I usually keep mine in paper bags on the back porch, so they go through the regular changes in temperature that they might in nature..

here's more info:
http://www.ext.colostate.edu/pubs/Garden/07221.html


Black Bart

YYYAAARRR...If I did that the squirrels would eat em!!  I might try it though, thanks again.  I'm going all out to grow vedge this year cos I'm sick of the stuff from the supermarkets.
She was only the Lighthouse Keeper's daughter, but she never went out at night

Aggie

I've had bean and pea seeds remain viable over a couple of years in the (hot) apartment; not sure if the lack of humidity here has helped or not (maybe being in the rum cupboard did, though).

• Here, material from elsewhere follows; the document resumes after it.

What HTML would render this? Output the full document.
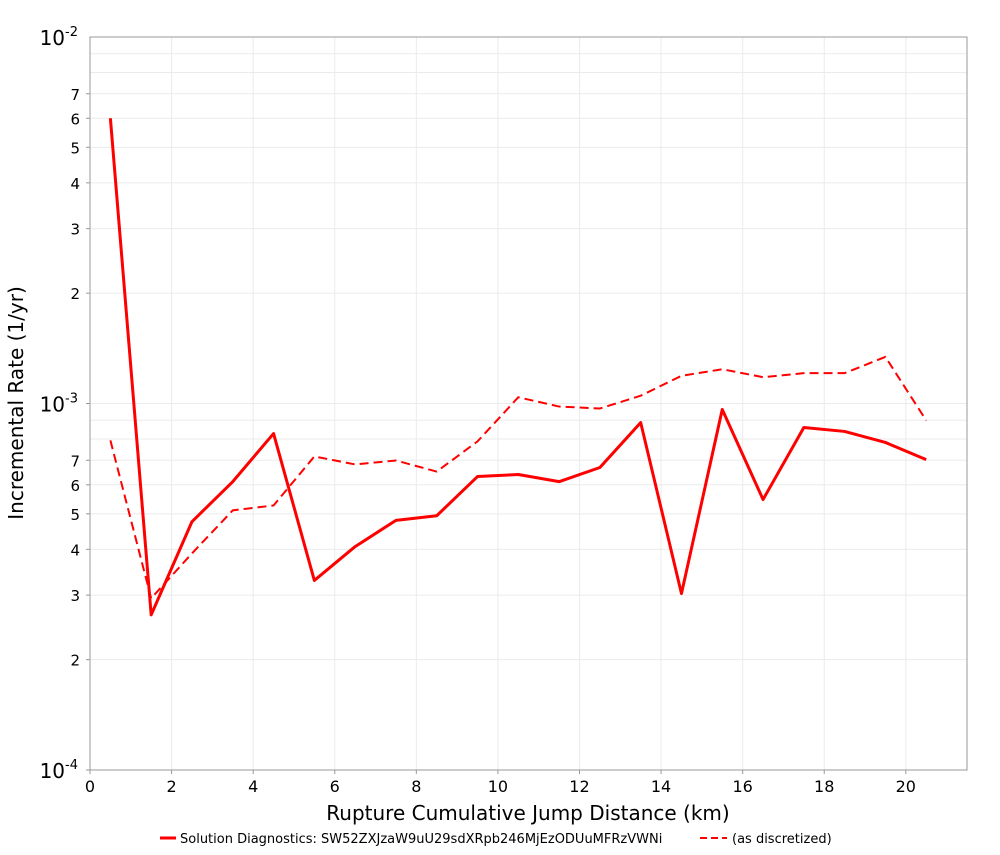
<!DOCTYPE html>
<html><head><meta charset="utf-8"><style>
body{margin:0;background:#fff;}
svg text{font-family:"DejaVu Sans","Liberation Sans",sans-serif;}
</style></head><body>
<svg id="chart" width="1000" height="850" xmlns="http://www.w3.org/2000/svg">
<rect x="0" y="0" width="1000" height="850" fill="#fff"/>
<g id="grid"></g>
<rect x="90" y="37" width="877" height="733" fill="none" stroke="#999" stroke-width="1"/>
<g id="ticks"></g>
<g id="series"></g>
<text x="528" y="820" text-anchor="middle" font-size="20">Rupture Cumulative Jump Distance (km)</text>
<text transform="translate(23,403) rotate(-90)" text-anchor="middle" font-size="20">Incremental Rate (1/yr)</text>
<g>
<line x1="160" y1="838" x2="176" y2="838" stroke="#f00" stroke-width="3"/>
<text x="180" y="843" font-size="13">Solution Diagnostics: SW52ZXJzaW9uU29sdXRpb246MjEzODUuMFRzVWNi</text>
<line x1="700" y1="838" x2="727" y2="838" stroke="#f00" stroke-width="2" stroke-dasharray="7,4"/>
<text x="732" y="843" font-size="13">(as discretized)</text>
</g>
</svg>
<script>
const xs=[0.5,1.5,2.5,3.5,4.5,5.5,6.5,7.5,8.5,9.5,10.5,11.5,12.5,13.5,14.5,15.5,16.5,17.5,18.5,19.5,20.5];
const solidRates=[6.0e-3,2.65e-4,4.76e-4,6.12e-4,8.28e-4,3.29e-4,4.07e-4,4.80e-4,4.94e-4,6.32e-4,6.40e-4,6.12e-4,6.69e-4,8.87e-4,3.03e-4,9.63e-4,5.47e-4,8.60e-4,8.39e-4,7.83e-4,7.03e-4];
const dashedRates=[7.93e-4,2.94e-4,3.90e-4,5.11e-4,5.27e-4,7.17e-4,6.82e-4,6.99e-4,6.52e-4,7.88e-4,1.04e-3,9.81e-4,9.69e-4,1.05e-3,1.19e-3,1.24e-3,1.18e-3,1.21e-3,1.21e-3,1.34e-3,8.99e-4];
const xTicks=[0,2,4,6,8,10,12,14,16,18,20];
const yMinorLabels=[2,3,4,5,6,7];
const NS="http://www.w3.org/2000/svg";
const L=90,R=967,T=37,B=770,XMAX=21.5;
const sx=v=>L+v/XMAX*(R-L);
const sy=v=>T+(-2-Math.log10(v))/2*(B-T);
function mk(t,a,p){const e=document.createElementNS(NS,t);for(const k in a)e.setAttribute(k,a[k]);p.appendChild(e);return e;}
const grid=document.getElementById('grid'),ticks=document.getElementById('ticks'),ser=document.getElementById('series');
xTicks.forEach(t=>{
 const g=mk('line',{x1:sx(t),x2:sx(t),y1:T,y2:B,stroke:'#ebebeb'},grid);
 
 
 const tk=mk('line',{x1:sx(t),x2:sx(t),y1:B,y2:B+4,stroke:'#999'},ticks);
 
 
 const tx=mk('text',{x:sx(t),y:B+22,'text-anchor':'middle','font-size':16},ticks);
 
 
 tx.textContent=t;
});
[-4,-3].forEach(d=>{
 for(let m=1;m<=9;m++){
  const v=m*Math.pow(10,d);const y=sy(v);
  const g=mk('line',{x1:L,x2:R,y1:y,y2:y,stroke:'#ebebeb'},grid);
  
  
  if(m===1||yMinorLabels.includes(m)){
   const tk=mk('line',{x1:L-4,x2:L,y1:y,y2:y,stroke:'#999'},ticks);
   
   
  }
  if(m===1){
   const tx=mk('text',{x:L-12,y:y+8,'text-anchor':'end','font-size':20},ticks);
   
   
   tx.innerHTML='10<tspan dy="-9" font-size="13">'+d+'</tspan>';
  } else if(yMinorLabels.includes(m)){
   const tx=mk('text',{x:L-10,y:y+6,'text-anchor':'end','font-size':15},ticks);
   
   
   tx.textContent=m;
  }
 }
});
{const tx=mk('text',{x:L-12,y:T+8,'text-anchor':'end','font-size':20},ticks);
 
 
 tx.innerHTML='10<tspan dy="-9" font-size="13">-2</tspan>';}
const pts=a=>a.map((v,i)=>sx(xs[i])+','+sy(v)).join(' ');
const d=mk('polyline',{points:pts(dashedRates),fill:'none',stroke:'#f00','stroke-width':2,'stroke-dasharray':'9,5'},ser);


const s=mk('polyline',{points:pts(solidRates),fill:'none',stroke:'#f00','stroke-width':3,'stroke-linejoin':'round'},ser);


</script>
</body></html>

Especially being that it's May already, you may look at picking up some starter plants from a nursery.   Not necessary for the onions and carrots, but plants like tomatoes and peppers usually benefit from the jump start.  Radishes and peas are worth a try for easy-to-grow, quick-to-harvest crops. 

I've started some tropical seeds in a bag of soil on top of the modem, but shouldn't be necessary for veg.
WWDDD?

Opsa

Mine is a cottage garden of flowers and herbs, but I have been seriously considering veg as well, since things have become so horribly expensive at the grocery.

Last night on the news I heard that one reason for the rise in food costs is that corn is now being used as fuel and is therefore at a premium, and we use corn and corn syrup and corn starch in almost all of our food processing. Another reason is the cost of trucking things around with the fuel rates up. We can't seem to win!

I may do a small salad garden and move on to the winter veg as I get used to the care and temperament of vegetables. Aggie's right that around here it's too late to start most of them by seed, but I could get started plants. Hmm...

Black Bart

Who's your gardening hero? Mine's Alan Titchmarsh - great name and he's always there (on TV) when you need him.
She was only the Lighthouse Keeper's daughter, but she never went out at night

Opsa

Oh, I love Alan T.!

Mine are Cassandra Danz (who wrote "Mrs. Greenthumbs"- the book that made me get out and garden) and Henry Mitchell, who wrote a terrific gardening column in the Washington Post called "Earthman", which was later compiled into a wonderful book called "The Essential Earthman" (I think). Both of these writers are dead now.  :'( But their inspiring words ring on!

Black Bart

We've got the proper English weather back now, after a period when the climate looked more like the South of France.  This means the war with the Slugs and Snails has commenced.  So far it's Slugs and Snails 5, me 2 (I'm coring at number of plants eaten v number of pots of varmints caught).
She was only the Lighthouse Keeper's daughter, but she never went out at night

Opsa

What do you do for (or rather- against) the slugs? A friend of mine used to put out jar-tops full of beer. The slugs would drink themselves to death. I don't know whether that's a humanitarian way of doing them in or not.

But they can't have any of my "Black Toad"!

Black Bart

I think you have eloquently pointed out the flaw in this method.  One gets near the end of the bottle of beer and one thinks: Stuff the plants, I'm finishing this off!

Slugs and Snails just need to be re-trained to eat Weeds instead of valuable plants and veg.  I am surprised nobody has attempted this yet. 
She was only the Lighthouse Keeper's daughter, but she never went out at night

Opsa

Do you think we could fool them into thinking the weeds are beer?

Maybe we could paste little beer labels on the weeds or something. Sounds a bit labor-intensive, but after a few beers it could become rather fascinating.